В то же время, просто для сравнения, в обществе, известном своим радушием и гостеприимством, не принято здороваться с продавцом и улыбаться прохожим, а в обществе, чьих представителей часто обвиняют в снобизме и невоспитанности, наоборот, приветствие считается нормой. Это не хорошо и не плохо, как все в науке, это просто интересно: почему в эволюции общественной морали отмирает один атавизм и выживает другой.
Поколение французов, о котором речь, выросло под сильным влияние гошистских идей. В отличие от России, где большевикам не удалось вытравить из крестьянско-рабочей души пиетета перед аристократией, во Франции иметь голубую кровь было где-то даже неловко, а этому поколению особенно.
Их отцы свергли де Голля, последний оплот старой доброй Франции, и все, что к этой «старой-доброй» относилось, для них отдавало гнилостным душком.
Это поколение женщин, у которых декрет длится три месяца, и мужчин, которые поддерживают их в отказе от грудного вскармливания. Поколение, которое первым стало пожинать плоды почти настоящего равноправия. Поколение, где жены и матери больше не желали быть только элементом репродукции.
Мне бы не хотелось, чтобы вышесказанное показалось превознесением одного общества и принижением другого. Галантный мужчина при прочих равных выигрывает у негалантного. Грудное вскармливание при прочих равных полезней искусственного. Другое дело, что «прочие равные» встречаются только в лаборатории.
А в реальной жизни при общей куртуазности поведения мужчина может смотреть на женщину свысока и думать о ней как о неполноценном члене семьи, компании, общества.
В реальной жизни долгий декрет означает паузу в профессиональной реализации, последствия которой часто так и не преодолеваются.
Последние слова потонули в гуле возмущенных голосов, преимущественно женских… Ведь каждый из нас мнит себя исключением из стереотипов. И я в том числе. Но помещенная в инородную среду, я стала замечать, как стереотипы всплывают во мне, такой уникальной и неподражаемой, по всякому поводу. Даже бородинский хлеб я вдруг стала любить неистовой любовью, притом что хлеб не ем вообще. Что уж говорить о таких базовых вещах, как отношение мужчины к женщине и женщины к грудному вскармливанию…
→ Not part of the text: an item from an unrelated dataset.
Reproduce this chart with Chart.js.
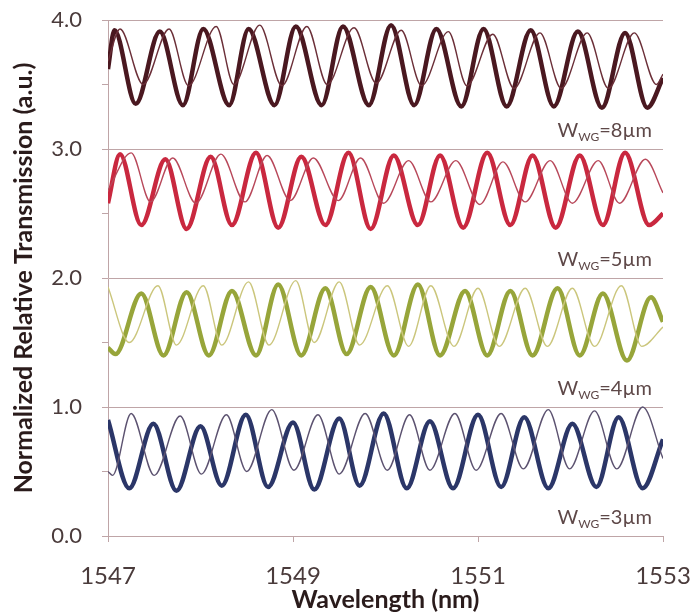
<!DOCTYPE html>
<html>
<head>
<meta charset="utf-8">
<script src="https://cdn.jsdelivr.net/npm/chart.js@4.4.1/dist/chart.umd.min.js"></script>
<style>
  html, body { margin: 0; padding: 0; background: #fff; }
  #wrap { width: 692px; height: 615px; }
</style>
</head>
<body>
<div id="wrap"><canvas id="chart" width="692" height="615"></canvas></div>
<script>
// values: wavelength (nm) at each peak / trough, and the transmission there

const wgWidths = ['8µm', '5µm', '4µm', '3µm'];
const groupBase = [3, 2, 1, 0];
const xTicks = [1547, 1549, 1551, 1553];

// W_WG = 8um
const wl8Thick = [1547.00, 1547.07, 1547.30, 1547.56, 1547.81, 1548.03, 1548.31, 1548.52, 1548.80, 1549.03, 1549.31, 1549.54, 1549.82,
  1550.06, 1550.31, 1550.55, 1550.82, 1551.06, 1551.31, 1551.57, 1551.82, 1552.08, 1552.34, 1552.59, 1552.83, 1553.00];
const tr8Thick = [3.62, 3.92, 3.35, 3.91, 3.34, 3.93, 3.34, 3.93, 3.34, 3.95, 3.34, 3.95, 3.34,
  3.96, 3.34, 3.93, 3.33, 3.93, 3.33, 3.92, 3.33, 3.91, 3.32, 3.90, 3.32, 3.55];
const wl8Thin = [1547.00, 1547.13, 1547.38, 1547.66, 1547.87, 1548.17, 1548.36, 1548.64, 1548.88, 1549.15, 1549.37, 1549.66, 1549.90,
  1550.17, 1550.39, 1550.68, 1550.88, 1551.16, 1551.39, 1551.67, 1551.90, 1552.18, 1552.41, 1552.69, 1552.93, 1553.00];
const tr8Thin = [3.68, 3.93, 3.50, 3.93, 3.49, 3.95, 3.50, 3.96, 3.49, 3.95, 3.50, 3.94, 3.51,
  3.92, 3.49, 3.91, 3.49, 3.89, 3.47, 3.90, 3.47, 3.90, 3.47, 3.90, 3.50, 3.58];

// W_WG = 5um
const wl5Thick = [1547.00, 1547.13, 1547.36, 1547.62, 1547.85, 1548.11, 1548.34, 1548.60, 1548.84, 1549.09, 1549.35, 1549.60, 1549.84,
  1550.09, 1550.35, 1550.59, 1550.84, 1551.10, 1551.35, 1551.59, 1551.84, 1552.10, 1552.35, 1552.59, 1552.85, 1553.00];
const tr5Thick = [2.58, 2.96, 2.41, 2.92, 2.38, 2.94, 2.41, 2.97, 2.39, 2.94, 2.41, 2.97, 2.38,
  2.95, 2.41, 2.95, 2.39, 2.97, 2.41, 2.95, 2.39, 2.95, 2.41, 2.97, 2.41, 2.50];
const wl5Thin = [1547.00, 1547.25, 1547.46, 1547.70, 1547.95, 1548.22, 1548.48, 1548.72, 1548.97, 1549.22, 1549.49, 1549.73, 1549.98,
  1550.25, 1550.49, 1550.76, 1551.02, 1551.27, 1551.51, 1551.78, 1552.02, 1552.30, 1552.53, 1552.81, 1553.00];
const tr5Thin = [2.68, 2.97, 2.59, 2.93, 2.58, 2.96, 2.59, 2.95, 2.60, 2.93, 2.60, 2.93, 2.58,
  2.91, 2.59, 2.91, 2.57, 2.90, 2.59, 2.91, 2.58, 2.91, 2.58, 2.92, 2.66];

// W_WG = 4um
const wl4Thick = [1547.00, 1547.08, 1547.36, 1547.60, 1547.85, 1548.09, 1548.34, 1548.60, 1548.84, 1549.09, 1549.35, 1549.58, 1549.84,
  1550.09, 1550.35, 1550.59, 1550.86, 1551.10, 1551.35, 1551.59, 1551.86, 1552.10, 1552.35, 1552.61, 1552.87, 1553.00];
const tr4Thick = [1.46, 1.41, 1.88, 1.40, 1.89, 1.40, 1.90, 1.40, 1.95, 1.40, 1.92, 1.41, 1.93,
  1.40, 1.95, 1.40, 1.90, 1.40, 1.90, 1.40, 1.92, 1.40, 1.88, 1.36, 1.85, 1.66];
const wl4Thin = [1547.00, 1547.23, 1547.54, 1547.74, 1548.03, 1548.23, 1548.52, 1548.74, 1549.03, 1549.23, 1549.50, 1549.72, 1550.02,
  1550.25, 1550.49, 1550.74, 1551.00, 1551.23, 1551.51, 1551.75, 1552.02, 1552.26, 1552.55, 1552.77, 1553.00];
const tr4Thin = [1.93, 1.50, 1.94, 1.48, 1.94, 1.48, 1.97, 1.48, 1.98, 1.50, 1.97, 1.48, 1.94,
  1.47, 1.94, 1.47, 1.92, 1.47, 1.92, 1.47, 1.92, 1.47, 1.94, 1.47, 1.62];

// W_WG = 3um
const wl3Thick = [1547.00, 1547.23, 1547.49, 1547.74, 1548.00, 1548.23, 1548.49, 1548.73, 1549.00, 1549.23, 1549.50, 1549.72, 1549.98,
  1550.23, 1550.48, 1550.73, 1551.00, 1551.25, 1551.50, 1551.76, 1552.02, 1552.28, 1552.52, 1552.78, 1553.00];
const tr3Thick = [0.90, 0.37, 0.87, 0.35, 0.85, 0.39, 0.94, 0.38, 0.88, 0.36, 0.91, 0.39, 0.95,
  0.37, 0.89, 0.37, 0.94, 0.38, 0.92, 0.37, 0.87, 0.38, 0.92, 0.37, 0.75];
const wl3Thin = [1547.00, 1547.05, 1547.25, 1547.50, 1547.78, 1548.01, 1548.28, 1548.50, 1548.77, 1549.01, 1549.27, 1549.50, 1549.78,
  1550.02, 1550.26, 1550.48, 1550.75, 1550.98, 1551.25, 1551.49, 1551.76, 1551.99, 1552.26, 1552.50, 1552.78, 1553.00];
const tr3Thin = [0.50, 0.47, 0.95, 0.47, 0.93, 0.48, 0.94, 0.50, 0.98, 0.51, 0.94, 0.48, 0.95,
  0.51, 0.94, 0.51, 0.95, 0.51, 0.95, 0.52, 0.98, 0.52, 0.97, 0.52, 1.00, 0.60];

const GRID = '#bfa5a7';
const FONT = 'Lato, "Open Sans", sans-serif';

const pts = (xs, ys) => xs.map((x, i) => ({ x, y: ys[i] }));

function trace(xs, ys, color, width, order) {
  return {
    data: pts(xs, ys),
    borderColor: color,
    borderWidth: width,
    pointRadius: 0,
    cubicInterpolationMode: 'monotone',
    fill: false,
    order
  };
}

// W_WG labels sit under each trace pair, right aligned
const wgLabels = {
  id: 'wgLabels',
  afterDatasetsDraw(chart) {
    const { ctx, scales: { x, y } } = chart;
    ctx.save();
    ctx.fillStyle = '#5e4848';
    ctx.textBaseline = 'alphabetic';
    ctx.textAlign = 'left';
    wgWidths.forEach((w, i) => {
      const base = y.getPixelForValue(groupBase[i] + 0.09);
      const big = '20px ' + FONT, small = '12px ' + FONT;
      ctx.font = big;
      const wW = ctx.measureText('W').width;
      const restW = ctx.measureText('=' + w).width;
      ctx.font = small;
      const subW = ctx.measureText('WG').width;
      let left = x.getPixelForValue(1552.88) - (wW + subW + restW);
      ctx.font = big;
      ctx.fillText('W', left, base);
      left += wW;
      ctx.font = small;
      ctx.fillText('WG', left, base + 4);
      left += subW;
      ctx.font = big;
      ctx.fillText('=' + w, left, base);
    });
    ctx.restore();
  }
};

new Chart(document.getElementById('chart'), {
  type: 'line',
  data: {
    datasets: [
      trace(wl8Thick, tr8Thick, '#4a1820', 4.5, 2),
      trace(wl8Thin, tr8Thin, '#6b2f38', 1.4, 1),
      trace(wl5Thick, tr5Thick, '#c9283f', 4.5, 2),
      trace(wl5Thin, tr5Thin, '#b8485a', 1.4, 1),
      trace(wl4Thick, tr4Thick, '#97a53a', 4.5, 2),
      trace(wl4Thin, tr4Thin, '#cbc67c', 1.4, 1),
      trace(wl3Thick, tr3Thick, '#2b3668', 4.5, 2),
      trace(wl3Thin, tr3Thin, '#5c5270', 1.4, 1)
    ]
  },
  options: {
    responsive: false,
    animation: false,
    devicePixelRatio: 1,
    layout: { padding: { left: 9, right: 29, top: 20, bottom: 0 } },
    plugins: { legend: { display: false }, tooltip: { enabled: false } },
    scales: {
      x: {
        type: 'linear',
        min: 1547,
        max: 1553,
        afterBuildTicks: s => { s.ticks = xTicks.map(v => ({ value: v })); },
        afterFit: s => { s.height = 79; s.paddingLeft = 0; s.paddingRight = 0; },
        border: { color: GRID, width: 1 },
        grid: { drawOnChartArea: false, color: GRID, tickLength: 6 },
        ticks: {
          color: '#4a3b3b',
          padding: 20,
          maxRotation: 0,
          font: { family: FONT, size: 24 },
          callback: v => String(v)
        },
        title: {
          display: true,
          text: 'Wavelength (nm)',
          color: '#2a1b1b',
          padding: 0,
          font: { family: FONT, size: 25, weight: 'bold' }
        }
      },
      y: {
        min: 0,
        max: 4,
        afterFit: s => { s.width = 99; s.paddingTop = 0; s.paddingBottom = 0; },
        border: { color: GRID, width: 1 },
        grid: {
          color: c => (c.tick && c.tick.value % 1 === 0 ? GRID : 'rgba(0,0,0,0)'),
          tickColor: GRID,
          tickLength: 6
        },
        ticks: {
          stepSize: 0.5,
          color: '#4a3b3b',
          padding: 20,
          font: { family: FONT, size: 22 },
          callback: v => (v % 1 === 0 ? v.toFixed(1) : '')
        },
        title: {
          display: true,
          text: 'Normalized Relative Transmission (a.u.)',
          color: '#2a1b1b',
          padding: 0,
          font: { family: FONT, size: 25, weight: 'bold' }
        }
      }
    }
  },
  plugins: [wgLabels]
});
</script>
</body>
</html>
Оказалось также, что многие из клише о французах — правда, но только несколько однобокая.
Стереотипизация удерживает симптомы, но отбрасывает причину, как ненужный балласт. Так представления одного народа о другом оказываются гербарием из высушенных бабочек и цветов, и юный натуралист, сталкиваясь со знакомым окрасом крыльев или лепестков, разражается криком радостного узнавания: «Да вот же, французы, как я и думала, не галантны!», не утруждая себя попыткой понять, что вообще для французов скрывается за словом «галантность» и как они претворяют это понятие в жизнь.
Рискну предположить, что там, где нам видится акт почитания, преклонения, им видится проявление заботы о слабой, несамостоятельной личности. Ведь они искренне не понимают, почему женщине неудобно заявлять о своих желаниях или просить о помощи. Она же для них тоже человек.